Last weekend we had new friends over for Mexican soup.  Midway, between spoonfuls, he had a faint recollection of being here 30 years ago.  It was the sauna more than the house, that brought back this long ago moment.  "It must've been during our partying years," she said blankly, having no such memory.

For Rob and I the sauna has a special heart warming appeal too.  It was where Rob declared confidently, away from the Realtor, that this was the place he'd waited a long time for.  The classic log cabin on a quiet lake was the perfect antidote for our upcoming last stint overseas, in Columbia, where we knew it would be rough.  The proverbial carrot to await us.  This was a snapshot I still have of pure love for Rob; there he was making his wishes known to the Realtor (why is this word capitalized?), no negotiations, no inquiries into the water and septic systems.  This is fine, thank you very much, we'll take it.  He wore an old down coat with feathers leaking out of it and duct tape on the elbows, three weeks before Christmas.  The Realtor did not take him seriously, it seems nobody buys a house before Christmas.  But there was a rush on, we were leaving soon, the deal was made in a hurry and the rest is history.
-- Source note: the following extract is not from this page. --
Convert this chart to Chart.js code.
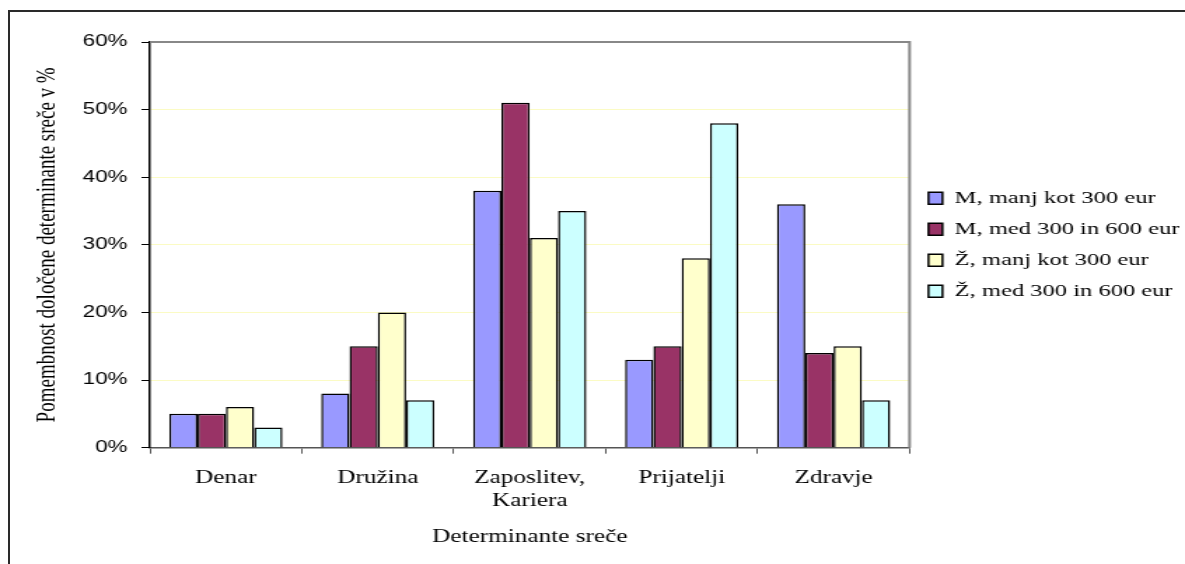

But the partying comment stuck with me last weekend.  I pondered this at length with my friend Elke a few days later.  I blurted out "I think I didn't party enough in my youth!!"  Imagine this bizarre statement from a middle aged woman.  I was never much of a drinker, especially combining the fine art of mingling and small talk and driving home in one piece.  "Maybe you could start partying now - I'm sure it's never too late," Elke eagerly offered.  But no, that wasn't it either.  I was climbing cliffs with homes carved out of the sides toting my journal and an apple for lunch in the Turkish countryside of Capadocia.  That was my idea of a party.  Searching out Freud's bust in Vienna,  soaking my feet in fountains eating a baguette for lunch in Paris, picking the grapes off the vines in the Beaujolais region, that was deliriously fun to me.

In conclusion, fun is the intended target these days.  It's cheap, long overdue and I can't beleive I have to be reminded of this.  Today's fun was out on the freshly frozen lake, on skates with a bundle of beaver chewed sticks wanting to scurry home and not play tag with the neighbours.  But one tried to grab my precious beauties, taunting me, and I wouldn't let go.  So laughing hysterically, I was yanked around by my cargo, on wobbly legs and sent sailing on smooth ice.  It was a good belly laugh with tears, catching my breath.

Monday, November 15, 2010

Honouring Bobby



Don't you hate when you make promises to yourself, like a blog a week, and then distractions and procrastinations creep in completely unexpectedly?  Setting a goal should be enough, right?  Then it all unfolds magically and triumphantly...tada!  You'd think by now at my age that self delusions and reality would have met and had tea to sort out these gaps and patched up their differences.

The thought and image that I can't get past is of Bobby, lingering in my 1977 high school year book.  I know, I know, I said I'd torch these things 2 weeks ago, but I still can't let go.  Then Remembrance day happened and brought me right back to these three volumes; at least now they are dust free.  In my grade 11 class photo, my eyes are averting the camera and I'm looking over at the person in question; Bobby Girouard.  It probably was not him catching my attention at the time, we were cordial but not friends.  In our younger years, we lived on the same street, but there are no huge recollections of him.  He was quiet, like me, and struck me as a gentle being.  Still all those years later, it is unmistakable, I am looking over to him.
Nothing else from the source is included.